Gov. Tom Wolf warned Pennsylvanians on Monday that the coronavirus pandemic threatens to exceed the capacity of the state's hospitals to handle it, and hinted that additional public health restrictions may be pending.
“If we don’t slow the spread of this dangerous virus now, the reality is that COVID-19 will overwhelm our hospitals and our health care workers,” Wolf said. "That’s dangerous for everyone who needs medical care in a hospital for any reason, because it stretches resources and staff to the breaking point.”
Statewide, Covid-19 infections have doubled since the start of November, from just over 200,000 to more than 425,000. There are 5,300 Covid-19 inpatients in Pennsylvania hospitals.

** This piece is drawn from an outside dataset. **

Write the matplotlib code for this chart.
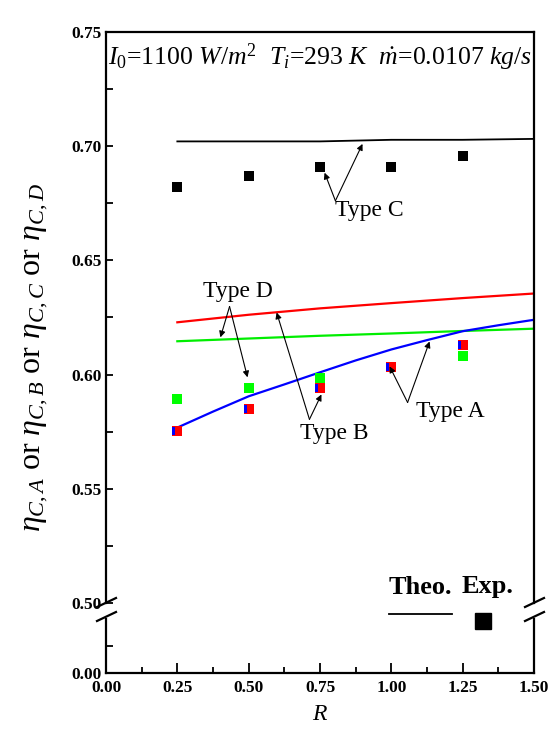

In Lancaster County, new cases last week exceeded 400 per 100,000 population and the test positivity rate was 13.7% — both record highs. Covid-19 hospitalizations reached an average of 140 beds.
Hospitals are sharing resources and staff on a regional basis, but as things get worse, "there's really nothing left to share," Wolf said.

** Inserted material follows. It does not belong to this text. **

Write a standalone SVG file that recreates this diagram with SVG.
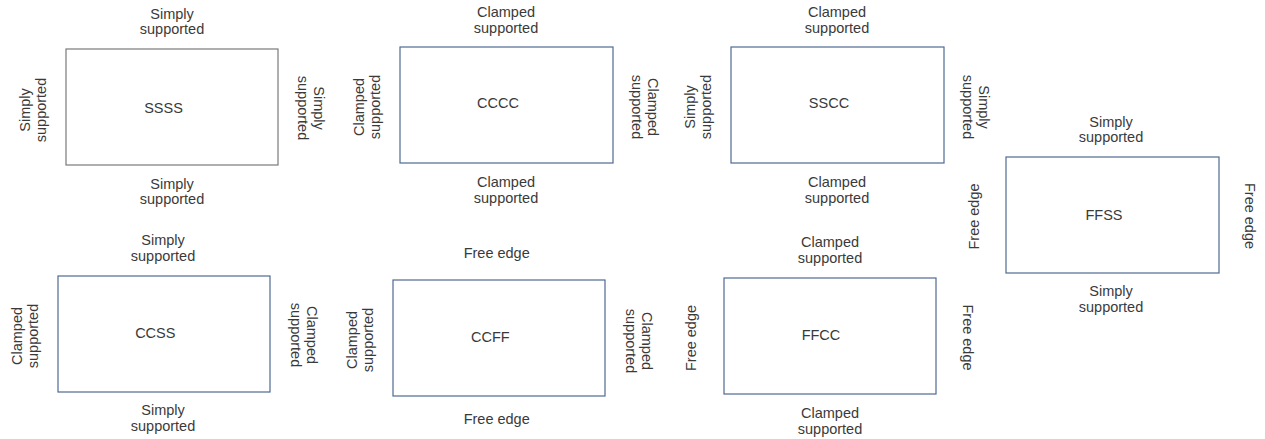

Last week, data for the Keystone Health Care Coalition region, which includes Lancaster County, looked to be on the verge of a staffing and bed crisis that would require hospitals to cut elective procedures by 50%. However, those metrics improved, and as of Monday the region was out of the danger zone.

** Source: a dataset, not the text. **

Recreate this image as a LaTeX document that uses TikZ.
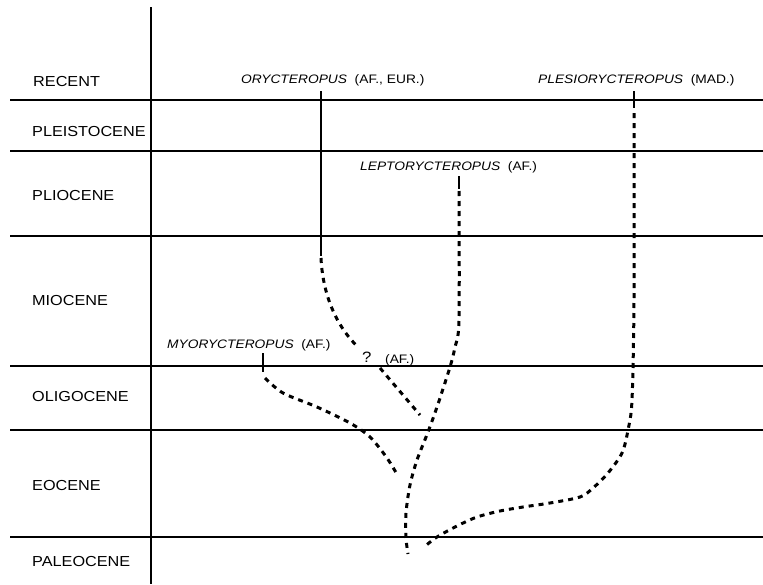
\documentclass[tikz,border=0pt]{standalone}
\usepackage{fontspec}
\setmainfont[FakeStretch=1.12]{Liberation Sans}
\begin{document}
\begin{tikzpicture}[x=1pt,y=-1pt,
  epoch/.style={anchor=base west,inner sep=0pt,font=\fontsize{14.5}{15}\selectfont},
  taxon/.style={anchor=base west,inner sep=0pt,font=\fontsize{12.3}{13}\selectfont},
  rule/.style={line width=2.2pt},
  tick/.style={line width=2.6pt},
  lineage/.style={line width=3pt,dash pattern=on 5pt off 5pt}]
\useasboundingbox (0,0) rectangle (763,584);
% axis and period boundaries
\coordinate (axT) at (151,7);
\coordinate (axB) at (151,584);
\draw[rule] (axT) -- (axB);
\foreach \yy/\nm in {100/a,151/b,236/c,366/d,430/e,537/f}{
  \coordinate (L\nm) at (10,\yy);
  \coordinate (R\nm) at (763,\yy);
  \draw[rule] (L\nm) -- (R\nm);
}
% epoch labels
\node[epoch] (recent) at (33,86) {RECENT};
\node[epoch] (pleist) at (32,136) {PLEISTOCENE};
\node[epoch] (plio) at (32,200) {PLIOCENE};
\node[epoch] (mio) at (32,305) {MIOCENE};
\node[epoch] (oligo) at (32,401) {OLIGOCENE};
\node[epoch] (eoc) at (32,490) {EOCENE};
\node[epoch] (paleo) at (32,566) {PALEOCENE};
% taxa labels
\node[taxon] (oryl) at (241,83) {\textit{ORYCTEROPUS}\ \ (AF., EUR.)};
\node[taxon] (plel) at (538,83) {\textit{PLESIORYCTEROPUS}\ \ (MAD.)};
\node[taxon] (lepl) at (360,170) {\textit{LEPTORYCTEROPUS}\ \ (AF.)};
\node[taxon] (myol) at (167,348) {\textit{MYORYCTEROPUS}\ \ (AF.)};
\node[anchor=base west,inner sep=0pt,font=\fontsize{15}{15}\selectfont] (qm) at (362,362) {?};
\node[taxon] (afl) at (385,363) {(AF.)};
% Orycteropus
\coordinate (o1) at (321,91);
\coordinate (o2) at (321,256);
\coordinate (o3) at (321,258);
\coordinate (o4) at (358,347);
\coordinate (o5) at (380,368);
\coordinate (o6) at (420,415);
\draw[tick] (o1) -- (o2);
\draw[lineage] (o3) .. controls (323,300) and (340,330) .. (o4);
\draw[lineage] (o5) -- (o6);
% Leptorycteropus
\coordinate (l1) at (459,176);
\coordinate (l2) at (459,189);
\draw[tick] (l1) -- (l2);
\draw[lineage] plot[smooth] coordinates {(459,191) (459,320) (455,347) (450,367) (437,407) (428,432) (417,460) (410,485) (406,513) (406,538) (408,554)};
% Myorycteropus
\coordinate (m1) at (263,353);
\coordinate (m2) at (263,372);
\draw[tick] (m1) -- (m2);
\draw[lineage] plot[smooth] coordinates {(265,378) (283,393) (317,407) (350,423) (370,437) (387,458) (398,476)};
% Plesiorycteropus
\coordinate (p1) at (634,91);
\coordinate (p2) at (634,108);
\draw[tick] (p1) -- (p2);
\draw[lineage] plot[smooth] coordinates {(634,113) (634,300) (632,400) (628,430) (622,453) (608,473) (593,488) (580,497) (550,503) (523,507) (500,511) (477,517) (457,526) (437,537) (424,547)};
\end{tikzpicture}
\end{document}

After a three-day stretch, Thursday through Saturday, with more than 11,000 new Covid-19 cases each day, Sunday's and Monday's numbers were much lower: 8,630 and 6,330. Weekend reporting typically lags, though, Health Secretary Dr. Rachel Levine said, and it's premature to draw any conclusions from those two days of numbers.
Levine and Wolf reiterated their call to Pennsylvanians to wear masks, wash hands, practice social distancing and avoid crowds large and small.
Pennsylvania is under a stay-at-home advisory, and has issued restrictions the size of gatherings. Travelers entering the state are supposed to provide evidence of a recent negative Covid-19 test or else quarantine temporarily.
Wolf said it will take the voluntary, concerted efforts of all Pennsylvanians to bend the curve and limit the virus' spread. But state officials will continue evaluating its restrictions in light of the data, he said, and "if we have to do more, we will."
Maureen Casey a nurse at the Penn State Hershey Medical Center, pleaded with Pennsylvanians to mask up. The coronavirus pandemic, she said, is like "waves on a shore, it just keeps coming."
Deputy Secretary for Health Preparedness and Community Protection Ray Barishansky urged anyone who hasn't yet gotten a flu shot to do so.
The flu season is off to a slow start, but that could change, and Pennsylvania can't afford to have a flu pandemic on top of the Covid-19 pandemic, he said.